FIRST TRACKS AT CSU: ADVENTURE FOR FRESHMAN STUDENTS
Submitted by Rodney Ley, Assistant Director, Campus Recreation
Sturdy backpack? Check. Sleeping bag? Check. Going to college? Check.
For many freshman students, the first step into academia means campus tours, stuffy lecture halls, and placement exams. But First Tracks students, who spend their first days at CSU rafting and hiking in the Colorado high country, take their adventure al fresco.

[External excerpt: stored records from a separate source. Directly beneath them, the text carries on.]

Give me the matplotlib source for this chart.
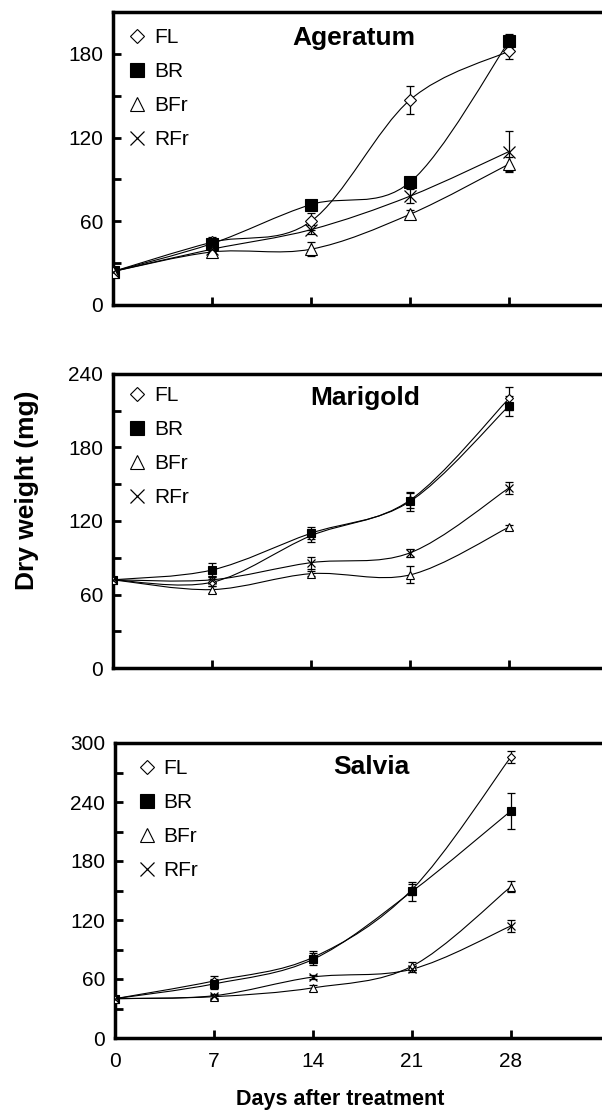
import numpy as np
import matplotlib
matplotlib.use("Agg")
import matplotlib.pyplot as plt
from matplotlib.path import Path
from matplotlib.patches import PathPatch

plt.rcParams['font.family'] = ['Liberation Sans', 'DejaVu Sans']

days = [0, 7, 14, 21, 28]
treatments = ["FL", "BR", "BFr", "RFr"]

# Ageratum
ageratum_fl = [24, 45, 60, 147, 182]
ageratum_br = [24, 44, 72, 88, 189]
ageratum_bfr = [24, 38, 40, 65, 101]
ageratum_rfr = [24, 40, 54, 78, 110]
ageratum_fl_err = [1, 3, 6, 10, 6]
ageratum_br_err = [1, 5, 2, 4, 5]
ageratum_bfr_err = [1, 2, 5, 3, 5]
ageratum_rfr_err = [1, 2, 3, 5, 15]

# Marigold
marigold_fl = [72, 70, 108, 137, 220]
marigold_br = [72, 80, 110, 136, 214]
marigold_bfr = [72, 64, 77, 76, 115]
marigold_rfr = [72, 72, 86, 94, 147]
marigold_fl_err = [1, 3, 5, 6, 9]
marigold_br_err = [1, 6, 5, 8, 8]
marigold_bfr_err = [1, 3, 2, 7, 2]
marigold_rfr_err = [1, 3, 5, 3, 5]

# Salvia
salvia_fl = [40, 58, 82, 151, 286]
salvia_br = [40, 55, 80, 149, 231]
salvia_bfr = [40, 42, 51, 73, 154]
salvia_rfr = [40, 43, 62, 70, 114]
salvia_fl_err = [1, 5, 6, 6, 6]
salvia_br_err = [1, 5, 6, 10, 18]
salvia_bfr_err = [1, 2, 3, 4, 6]
salvia_rfr_err = [1, 2, 2, 3, 6]

panels = [
    ("Ageratum", [ageratum_fl, ageratum_br, ageratum_bfr, ageratum_rfr],
     [ageratum_fl_err, ageratum_br_err, ageratum_bfr_err, ageratum_rfr_err],
     210, [0, 60, 120, 180]),
    ("Marigold", [marigold_fl, marigold_br, marigold_bfr, marigold_rfr],
     [marigold_fl_err, marigold_br_err, marigold_bfr_err, marigold_rfr_err],
     240, [0, 60, 120, 180, 240]),
    ("Salvia", [salvia_fl, salvia_br, salvia_bfr, salvia_rfr],
     [salvia_fl_err, salvia_br_err, salvia_bfr_err, salvia_rfr_err],
     300, [0, 60, 120, 180, 240, 300]),
]

marker_styles = [
    dict(marker="D", ms=6, mfc="white", mec="black", mew=0.8),
    dict(marker="s", ms=8.5, mfc="black", mec="black", mew=0.8),
    dict(marker="^", ms=8.5, mfc="white", mec="black", mew=0.8),
    dict(marker="x", ms=8.5, mfc="black", mec="black", mew=0.9),
]


def scaled(style, f):
    s = dict(style)
    s["ms"] = style["ms"] * f
    return s


def smooth_path(ax, xs, ys):
    # Excel style smoothed line: cubic bezier through every point
    pts = np.column_stack([xs, ys]).astype(float)
    n = len(pts)
    verts = [pts[0]]
    codes = [Path.MOVETO]
    for i in range(n - 1):
        p_prev = pts[i - 1] if i > 0 else pts[i]
        p_next2 = pts[i + 2] if i + 2 < n else pts[i + 1]
        c1 = pts[i] + (pts[i + 1] - p_prev) / 6.0
        c2 = pts[i + 1] - (p_next2 - pts[i]) / 6.0
        verts += [c1, c2, pts[i + 1]]
        codes += [Path.CURVE4] * 3
    patch = PathPatch(Path(verts, codes), facecolor="none", edgecolor="black",
                      lw=0.8, zorder=2, transform=ax.transData)
    ax.add_patch(patch)


fig = plt.figure(figsize=(6.02, 11.17), dpi=100)
W, H = 602, 1117
boxes = [(113, 12, 305), (113, 374, 668), (115, 743, 1038)]
title_pos = [(0.487, 0.911), (0.509, 0.918), (0.517, 0.919)]
legend_pos = [(0.034, 0.945), (0.034, 0.958), (0.050, 0.945)]
marker_scale = [1.0, 0.7, 0.7]
xmax = 35.0
px_per_day = (509 - 113) / 28.0

for k, (name, series, errs, ymax, yticks) in enumerate(panels):
    left, top, bottom = boxes[k]
    width = xmax * px_per_day
    ax = fig.add_axes([left / W, 1 - bottom / H, width / W, (bottom - top) / H])
    for j, (vals, err) in enumerate(zip(series, errs)):
        smooth_path(ax, days, vals)
        ax.errorbar(days, vals, yerr=err, fmt="none", ecolor="black",
                    elinewidth=0.9, capsize=3, capthick=0.9, zorder=3)
        ax.plot(days, vals, linestyle="none", zorder=4,
                **scaled(marker_styles[j], marker_scale[k]))
        ax.plot([], [], linestyle="none", label=treatments[j],
                **scaled(marker_styles[j], 1.2))
    ax.set_xlim(0, xmax)
    ax.set_ylim(0, ymax)
    ax.set_xticks(days)
    ax.set_yticks(yticks)
    ax.set_yticks(np.arange(0, ymax + 1, 30), minor=True)
    ax.tick_params(axis="both", which="both", direction="in", width=2,
                   length=6, labelsize=15)
    ax.tick_params(axis="y", which="both", pad=7)
    ax.tick_params(axis="x", which="both", pad=10)
    if k < 2:
        ax.tick_params(axis="x", labelbottom=False)
    for s in ["left", "bottom", "top"]:
        ax.spines[s].set_linewidth(2.5)
    ax.spines["right"].set_visible(False)
    ax.text(title_pos[k][0], title_pos[k][1], name, transform=ax.transAxes,
            ha="center", va="center", fontsize=19, fontweight="bold")
    ax.legend(loc="upper left", bbox_to_anchor=legend_pos[k], frameon=False,
              fontsize=15, handlelength=0.7, handletextpad=0.45,
              labelspacing=0.72, borderaxespad=0, borderpad=0)

fig.text(27 / W, 1 - 490 / H, "Dry weight (mg)", rotation=90, ha="center",
         va="center", fontsize=19, fontweight="bold")
fig.text(340 / W, 1 - 1100 / H, "Days after treatment", ha="center",
         va="center", fontsize=15.5, fontweight="bold")

fig.savefig("out.png", dpi=100)
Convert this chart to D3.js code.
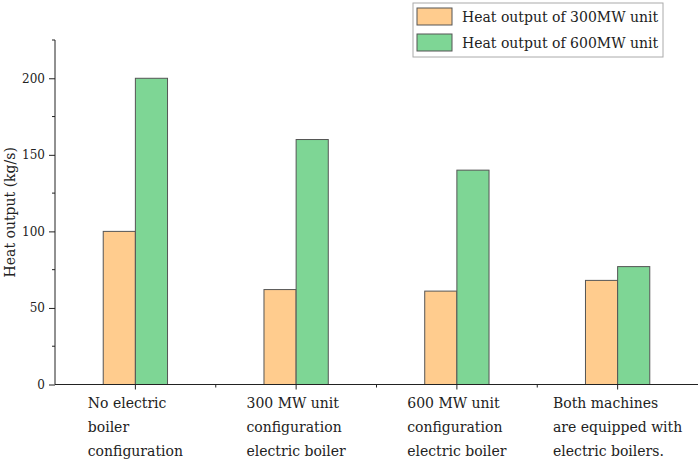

First Tracks, established in 2002, is a four-day in-coming student orientation program through the Outdoor Adventure Program in Campus Recreation. Over the 4-day summer weekend students call Pingree Park Mountain Campus home base, which puts them in the heart of the Colorado Rockies and just a short hike north of Rocky Mountain National Park.
The first day of First Tracks includes get-to-know-you games at the Student Recreation Center followed by rafting Colorado's only Wild and Scenic River, the Cache la Poudre. Here "teamwork" takes on real meaning as the students paddle their way through Class III and IV rapids in the company of a professional raft guide.
The second day includes 30-mile-per-hour swings off the Giant Swing on the Pingree Ropes Course, as well as climbing walls, tightrope walking, and other group challenges. All the while the students are surrounded by several 12,000-foot peaks like Fall Mountain, Comanche Peak, and Stormy Peaks, which hint of things to come. "I wanted the full Colorado experience," wrote one First Track student on her course evaluation. "My goals were to make new friends and get a taste of what Colorado had to offer before I came here. I met both those goals."
The culminating experience for most First Trackers is the ascent of Stormy Peaks in Rocky Mountain National Park. A tough 12-mile round trip hike and an elevation over 12,000 feet makes this a long day, but the rewards are a deep satisfaction. The motto for the day is "if I can do this, I can do anything".
The four days in the mountains isn't just fun and games though. "First Tracks is really a growth-through-challenge situation. Whether they're paddling a boat, summiting a 12,000-foot peak, or figuring out a ropes course problem, students are sharing a common experience, which means they're growing together," says Rodney Ley, director of the First Tracks program.
Students also have opportunities to get to know CSU faculty members who enjoy the outdoors as much as they do, as well as discuss their new lifestyles and responsibilities as university students with growing independence. "The relationships students make with faculty members and other students during First Tracks are the most important for the students because they feel connected to CSU from their first day on campus." says Ley.
John Wilcoxen, an incoming freshman and First Tracks student in 2006, confirms this when he says, "Everyone I went with has been talking about how cool it is to already have made those friends [from First Tracks] at CSU when we came back in the fall."